The carousel I choose because the slides are always at the same position.
I could focus a bit with a quick release rail. No, I focused by moving the projector :unsure: It was too much an effort but I could have done it fully automatically and use the time to put the slides from their standard magazines into the carousels. But after a couple of days it was done, using alternating the two remote controls. At the time we worked reduced hours, so it became possible.
Today I would not waste a single day of a weekend. It was necessary for me to do the job to come to the conclusion "my time is more valuable to work with current ideas and do them properly", but before nobody could have talked sense in me.

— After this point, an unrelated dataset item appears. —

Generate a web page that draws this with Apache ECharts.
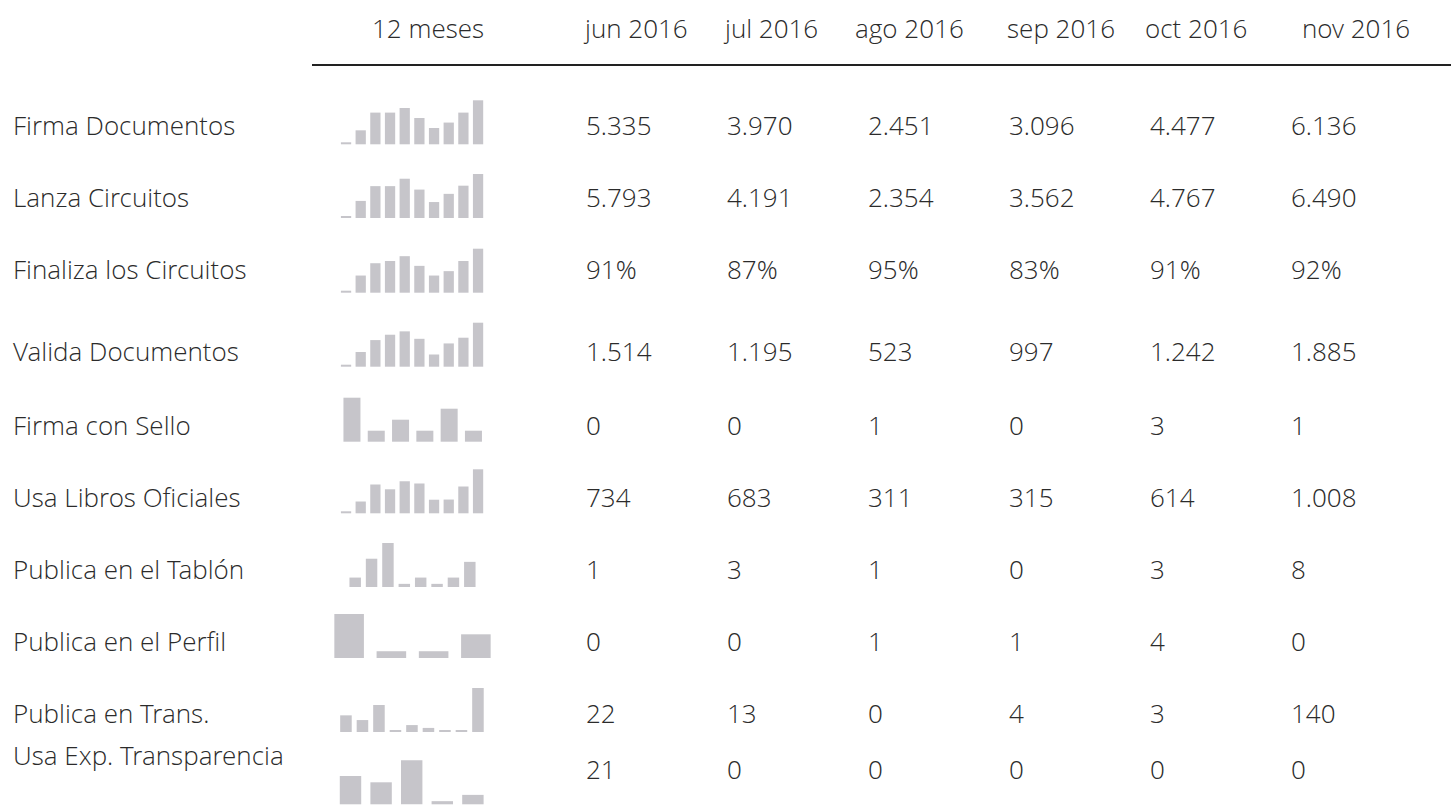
<!DOCTYPE html>
<html lang="es">
<head>
<meta charset="UTF-8">
<title>Actividad 12 meses</title>
<script src="https://cdn.jsdelivr.net/npm/echarts@6/dist/echarts.min.js"></script>
<style>
  html, body { margin: 0; padding: 0; background: #fff; }
  #main { width: 1451px; height: 808px; }
</style>
</head>
<body>
<div id="main"></div>
<script>
// row names
var rowNames = ['Firma Documentos', 'Lanza Circuitos', 'Finaliza los Circuitos', 'Valida Documentos',
  'Firma con Sello', 'Usa Libros Oficiales', 'Publica en el Tablón', 'Publica en el Perfil',
  'Publica en Trans.', 'Usa Exp. Transparencia'];

var headLabels = ['12 meses', 'jun 2016', 'jul 2016', 'ago 2016', 'sep 2016', 'oct 2016', 'nov 2016'];

// table values by month (row order as rowNames)
var jun = [5335, 5793, 91, 1514, 0, 734, 1, 0, 22, 21];
var jul = [3970, 4191, 87, 1195, 0, 683, 3, 0, 13, 0];
var ago = [2451, 2354, 95, 523, 1, 311, 1, 1, 0, 0];
var sep = [3096, 3562, 83, 997, 0, 315, 0, 1, 4, 0];
var oct = [4477, 4767, 91, 1242, 3, 614, 3, 4, 3, 0];
var nov = [6136, 6490, 92, 1885, 1, 1008, 8, 0, 140, 0];
var percentRow = 2;

// sparkline values (12 meses, months with activity)
var spFirma = [200, 1950, 4420, 4420, 5060, 3670, 2270, 3030, 4420, 6136];
var spLanza = [250, 2520, 4700, 4700, 5793, 4191, 2354, 3562, 4767, 6490];
var spFinaliza = [4, 39, 67, 72, 83, 61, 39, 49, 72, 100];
var spValida = [60, 630, 1140, 1370, 1514, 1195, 523, 997, 1242, 1885];
var spSello = [4, 1, 2, 1, 3, 1];
var spLibros = [40, 270, 660, 550, 734, 683, 311, 315, 614, 1008];
var spTablon = [3, 9, 14, 1, 3, 1, 3, 8];
var spPerfil = [13, 2, 2, 7];
var spTrans = [53, 38, 86, 5, 22, 13, 4, 3, 140];
var spExp = [9, 7, 14, 1, 3];

var sparks = [spFirma, spLanza, spFinaliza, spValida, spSello, spLibros, spTablon, spPerfil, spTrans, spExp];
var months = [jun, jul, ago, sep, oct, nov];

// layout
var labelY = [125, 197, 269, 351, 425, 497, 569, 641, 713, 755];
var valueY = [125, 197, 269, 351, 425, 497, 569, 641, 713, 769];
var sparkBase = [144.3, 218, 292.7, 366.7, 441.7, 513.3, 587, 658, 732, 804.3];
var sparkLeft = [338.7, 338.7, 338.7, 338.7, 339.8, 338.7, 347, 328, 337.7, 335.2];
var sparkWidth = [146.7, 146.7, 146.7, 146.7, 145.8, 146.7, 131, 169, 148.5, 153];
var sparkH = 44;
var headX = [372, 585, 725, 855, 1007, 1145, 1302];
var colX = [586, 727, 868, 1009, 1150, 1291];

var textColor = '#2b2b2b';
var fontFam = '"Open Sans Light", "Open Sans", "Noto Sans", sans-serif';

function fmt(v, row) {
  if (row === percentRow) return v + '%';
  return String(v).replace(/\B(?=(\d{3})+(?!\d))/g, '.');
}

function txt(x, y, s) {
  return {
    type: 'text', x: x, y: y, silent: true,
    style: { text: s, fill: textColor, font: '300 26px ' + fontFam, textAlign: 'left', textVerticalAlign: 'middle' }
  };
}

var grids = [], xAxes = [], yAxes = [], series = [], graphics = [];

sparks.forEach(function (d, i) {
  grids.push({ left: sparkLeft[i], top: sparkBase[i] - sparkH, width: sparkWidth[i], height: sparkH });
  xAxes.push({ type: 'category', gridIndex: i, data: d.map(function (v, k) { return k; }), show: false });
  yAxes.push({ type: 'value', gridIndex: i, min: 0, max: 'dataMax', show: false });
  series.push({
    type: 'bar', xAxisIndex: i, yAxisIndex: i, data: d,
    barCategoryGap: '30%', barMinHeight: 2, silent: true,
    itemStyle: { color: '#c6c5ca' }
  });
});

headLabels.forEach(function (h, k) {
  graphics.push(txt(headX[k], 28, h));
});
graphics.push({
  type: 'line', silent: true,
  shape: { x1: 312, y1: 65, x2: 1451, y2: 65 },
  style: { stroke: '#222', lineWidth: 2 }
});

rowNames.forEach(function (n, i) {
  graphics.push(txt(13, labelY[i], n));
  months.forEach(function (m, k) {
    graphics.push(txt(colX[k], valueY[i], fmt(m[i], i)));
  });
});

var myChart = echarts.init(document.getElementById('main'), null, { renderer: 'svg' });
var option = {
  animation: false,
  grid: grids,
  xAxis: xAxes,
  yAxis: yAxes,
  series: series,
  graphic: graphics
};
myChart.setOption(option);
</script>
</body>
</html>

With the negatives, VueScan had an theoretically amazing feature: While SilverFast was doing scans for each frame separately and failed very often to detect or autocorrect them, not to mention dust removal with Infrared, the mechanics of the scanner were constantly stressed. VueScan can do RAW-images of the whole negative holder and later I used them to run single scans on the RAW scan. Quicker and less stressful for the mechanics
Unfortunately at the time it was not reliable to detect all frames. Hamrick compiled one version after another and used me as test pilot, he even wanted me to transfer 1 GB DNG (which were not recognized as DNGs from Adobe...) from my place to his office. With a DSL line, able to manage like 300 bit/s upload. He answered quickly but at some time I was pretty frustrated and he commented a moody mail from me with "I don't know what you want, I make 2 million $ per year with it, so it can't be that bad..." To be honest, the other scan apps I tried were partly horrible.